Conclusion: Ask yourself, what app in the past 5 years, could have been pulled off, logistically, using app.net plumbing?

> Taking a step back, what problems are they solving anyway? Shorten time to market for app makers? Because social app plumbing is getting pretty cheap and easy to pull off at scale with IaaS.

Huh? IaaS does not provide users which is the basis of social, anyone can write code which implements a social network, getting users is the hard problem. The problem App.net is trying to solve is to provide a social network that app makers can trust. Currently you can get awesome functionality from Facebook or Twitter, but as Twitter have shown so publicly, they will only tolerate you as long as they perceive you as providing a net benefit to them. If they see you as siphoning off any potential revenue for them you are dead in the water. Obviously Facebook is not quite as outwardly belligerent to it's developers, but the same rule applies. App.net addresses this by aligning it's business goals with the apps on its platform making money.
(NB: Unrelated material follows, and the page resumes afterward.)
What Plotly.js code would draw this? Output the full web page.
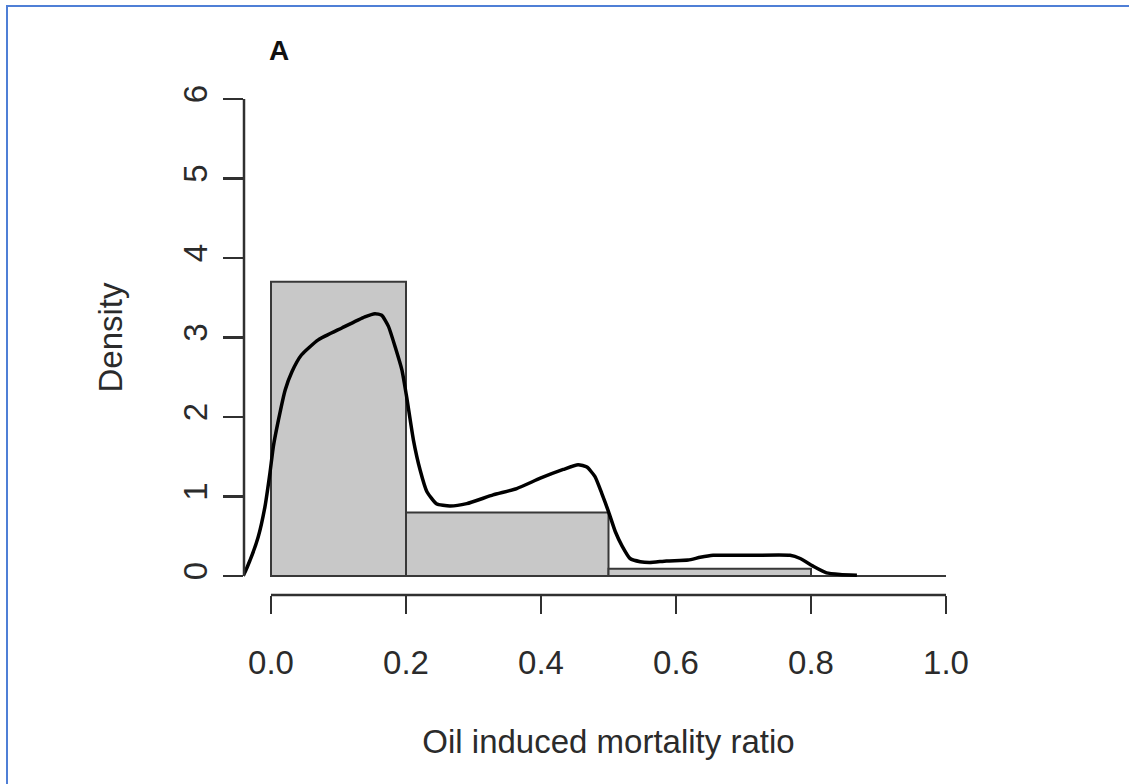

Now obviously App.net doesn't have enough users yet for it to provide the value that developers get out of major social networks. However App.net has a lot more traction—especially with developers—than the majority of attempted stand-alone social networks. What they need are a few wedge apps to create a virtuous cycle that attracts the attention of more and more serious commercially-oriented developers. It's a tough row to hoe to be sure, but they've been putting one foot in front of the other and I don't see them as being anywhere near failure yet.

I am not sure if this business decision by Marco was made for the same reason I am speculating but I am doing it anyway - they recently opened the door for free users(invite only) and some usage limit which IMHO is the limit most of the paying users would be practically exercising unintentionally, because there just not many people to interact with. So, they just needed more users and instead of opening the sluice gate they made a crack in it; of course lowering the cost was another crack!